Done unconsciously, they become routines.  Some of what I do each day has become a routine.  Some of the things I do involve only little bits of time and taking the next little step.  For instance when I pour my last cup of coffee, the carafe if rinsed, and grounds from the basket emptied.  Before starting to cook the sink is filled with wash water so we can clean as we go.  When I do laundry, once dried it is folded and put away.  It would be nice to say (but I don't lie) I never get sidetracked.  I do.  I've sipped many cold cups of coffee as evidence.  That must come with age.  These help me accomplish needed tasks, and allow me time to be with our kids, teaching and mentoring.  Given that I tend to be sidetracked, as well as over 50 and prone to strong evidence of forgetfulness, routines help me accomplish my bare minimum as a wife and mother.  

But, isn't life supposed to offer more?  You would think so, and that was one of the reasons Marion and I began writing our thoughts and experiences.  It isn't that we believe we have the answer.  It isn't that we believe our "way" is the only one.  One glance through all the posts we've written to "The Little Way" group is evidence that as our lives have adjusted so have our thoughts.  We hope that in the end it is just refinement, but that will be for others to judge, if they feel so inclined.

What we do hope is that you can discover that by doing all those mundane (and sometimes not so fun) tasks that a mother does each and every day, coupled with consciously offering them up with love, you'll find your load lightened, your days flowing smoother, and your domestic church strengthened.

All the little "ways" that I do help me stay on top of the housework.  That is, most of the time.  I've also humbly discovered that when I get slack, things can seem to fall apart.  There are days when I simply don't want to "do" anything, or when I am ill, and simply can't.  If, however, I have kept true to "doing the next little step" each day I can usually afford to take a day off now and then.

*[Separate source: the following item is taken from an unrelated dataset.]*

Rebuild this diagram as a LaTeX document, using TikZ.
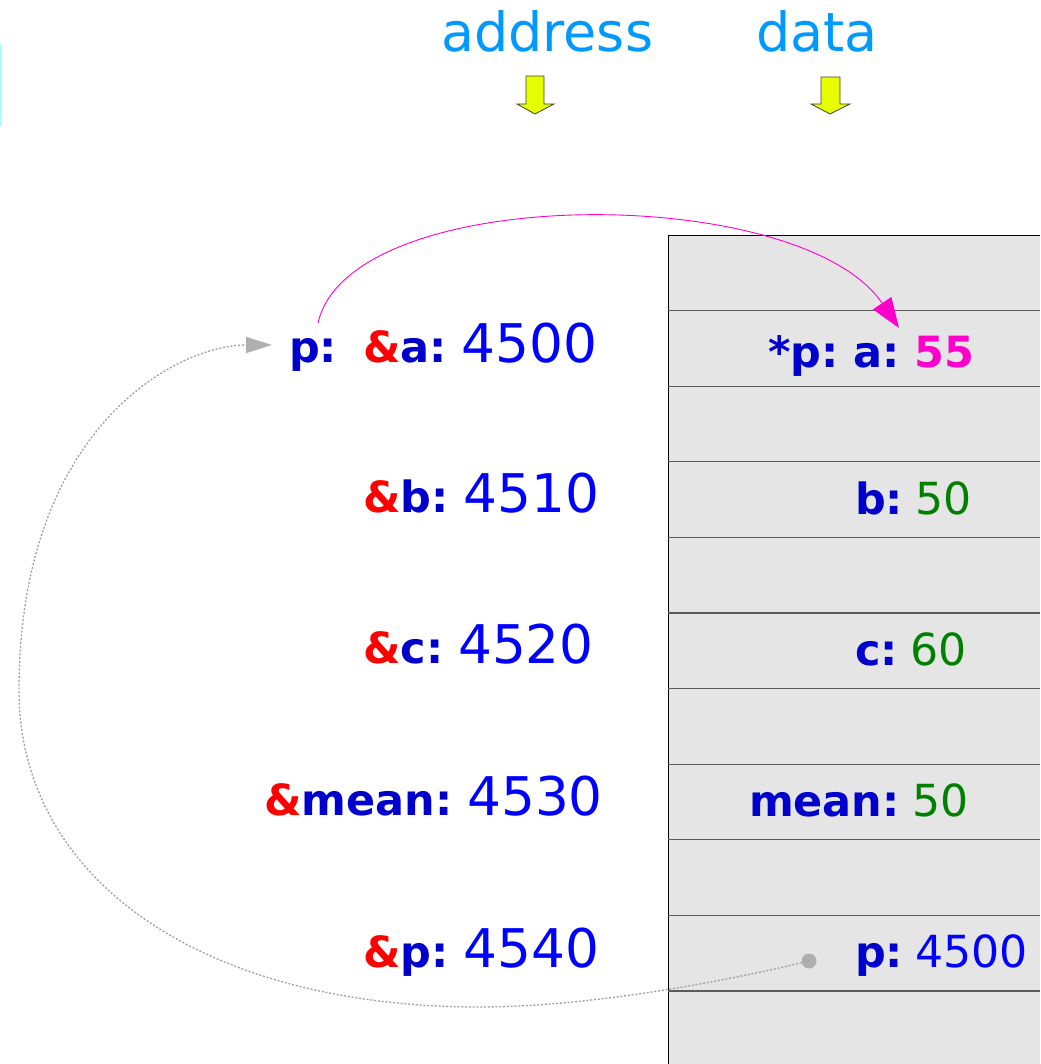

Oh!  One note on doing small things with great love.   This requires an act of will.  After all, scrubbing down a shower floor is hardly romantic.  But, if I allow myself to act out of resentment, our domestic church becomes distorted.  If I also allow myself to be exposed too much to that harsh world, whether via on-line sources, newspapers, television my thinking can become distorted.  It isn't out of pride, but I will say that I don't know what Oprah is thinking or pushing, and I could honestly care less about how "wise" Judge Judy is.  I do care about whether I am a loving wife, good mother and I work at being more than just a "nice person."  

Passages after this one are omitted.